The Whisperer
Review
The Whisperer
Donato Carrisi was primarily known as an Italian screenwriter, but in 2009 turned his hand to writing. His debut novel has just been published as THE WHISPERER in the United States. It is a groundbreaking book of sorts, in the sense that it takes standard elements of the thriller and horror genres and stands them on end, rearranging them in unexpected ways. The result is a haunting work that pokes and prods into crevices that are not immediately visible, that are overlooked and ultimately unpleasant.
"Carrisi’s narrative is unforgettable and disturbing, one that will have you waking up at night and making sure that the doors to your home are locked and your children are safe."
Carrisi moves the reader into a horrific crime scene that is brilliant in its execution and shocking in its simplicity. A circular series of graves is discovered in a rural area containing five severed arms that belong to victims who share only their sex (female) and age (adolescence) in common. They are identified almost immediately from missing person reports, yet their bodies are nowhere to be found. A special team headed by an enigmatic criminologist named Goran Gavila is called to the gravesites to initiate an investigation. Mila Vasquez, a noted profiler specializing in abduction cases, is also brought in to assist. Vasquez has just simultaneously solved a new and a cold abduction case, rescuing two people and saving a potential victim.
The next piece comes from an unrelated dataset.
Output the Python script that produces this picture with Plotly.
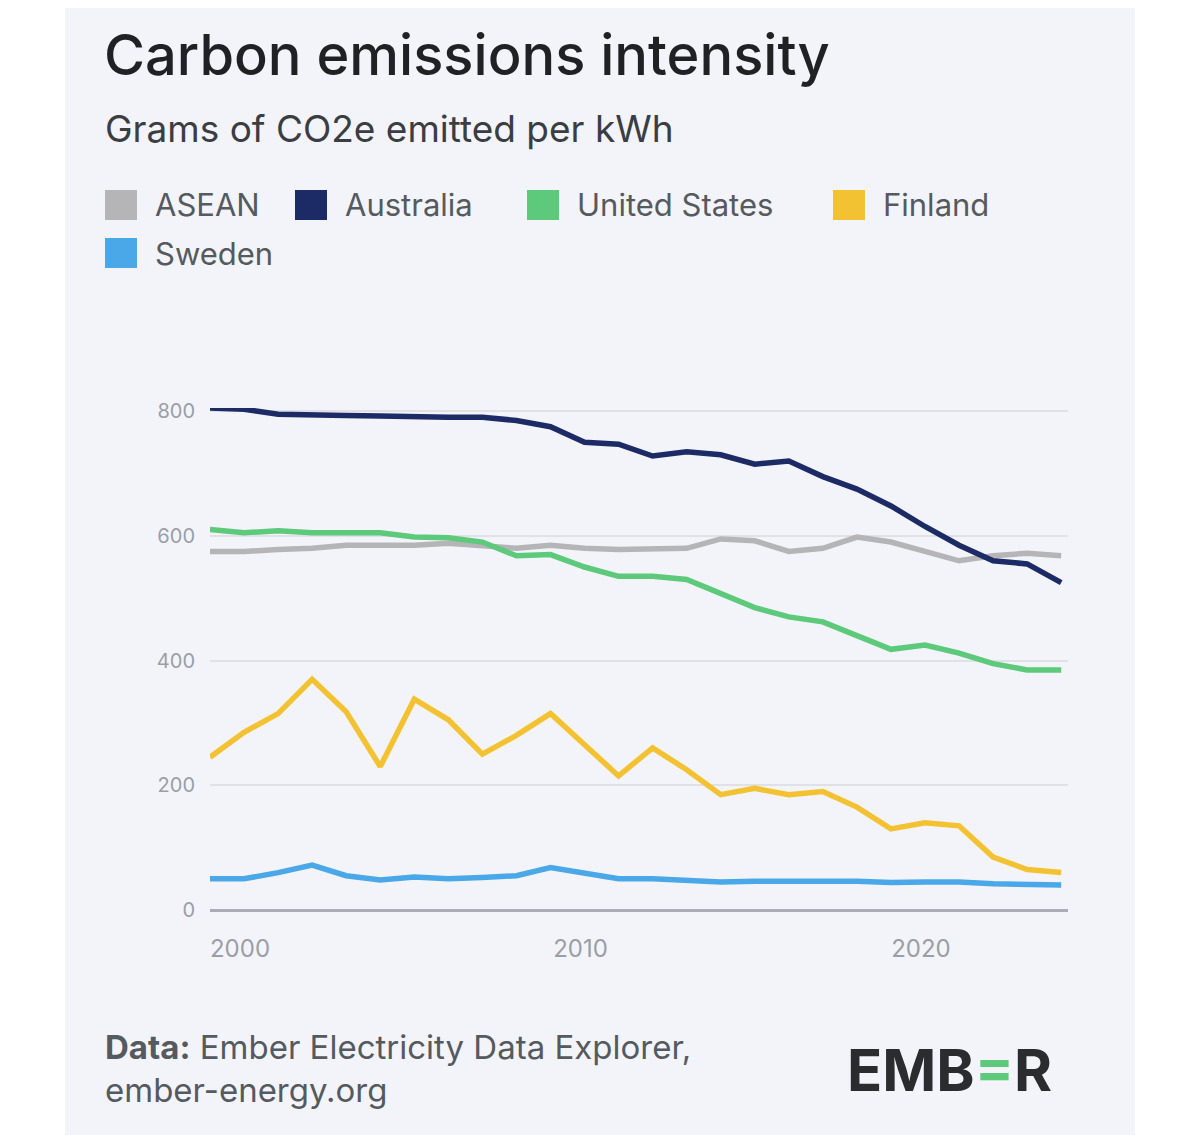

She is at the top of her game, yet this new assignment slowly but steadily brings her own weaknesses and eccentricities to the fore. While she has trouble meshing with the team practically from the beginning, she and the mysterious but brilliant Vasquez are drawn almost magnetically toward each other, not so much personally and emotionally as professionally.
When a sixth arm of an unidentified person is found, the discovery also reflects a deviation from the killer’s previous pattern. And when the body of one of the victims is discovered as the result of a seemingly routine traffic stop, it appears that the mystery of the killer’s identity, if not his motive, is all but resolved. Yet, this is only the beginning of THE WHISPERER. The discovery of one body leads to another, located in an unlikely place and arranged in a startling tableau. And so it goes. The more the team learns, the less it seems to know. As the investigation progresses, each member of the team becomes more emotionally frayed, no one more so than Gavilla, who, having been abandoned abruptly by his wife, is emotionally fragile to begin with. Vasquez harbors a secret that is revealed to the reader early on, at least on the surface. The depth and nature of it, though, is quite unsettling, as is the crime itself.
The common element that unites the victims gives new meaning to the term “inhuman,” all the more so for the cunning and elaborate method by which the victims are selected. As THE WHISPERER proceeds, it becomes obvious that the members of the law enforcement team charged with pursuing the murderer and bringing him to ground are as damaged as their prey is, though one never becomes confused as to what team to cheer for, so to speak.
Carrisi’s narrative is unforgettable and disturbing, one that will have you waking up at night and making sure that the doors to your home are locked and your children are safe. THE WHISPERER will take you places that you have never been by routes you will never find again. Prepare to be terrified.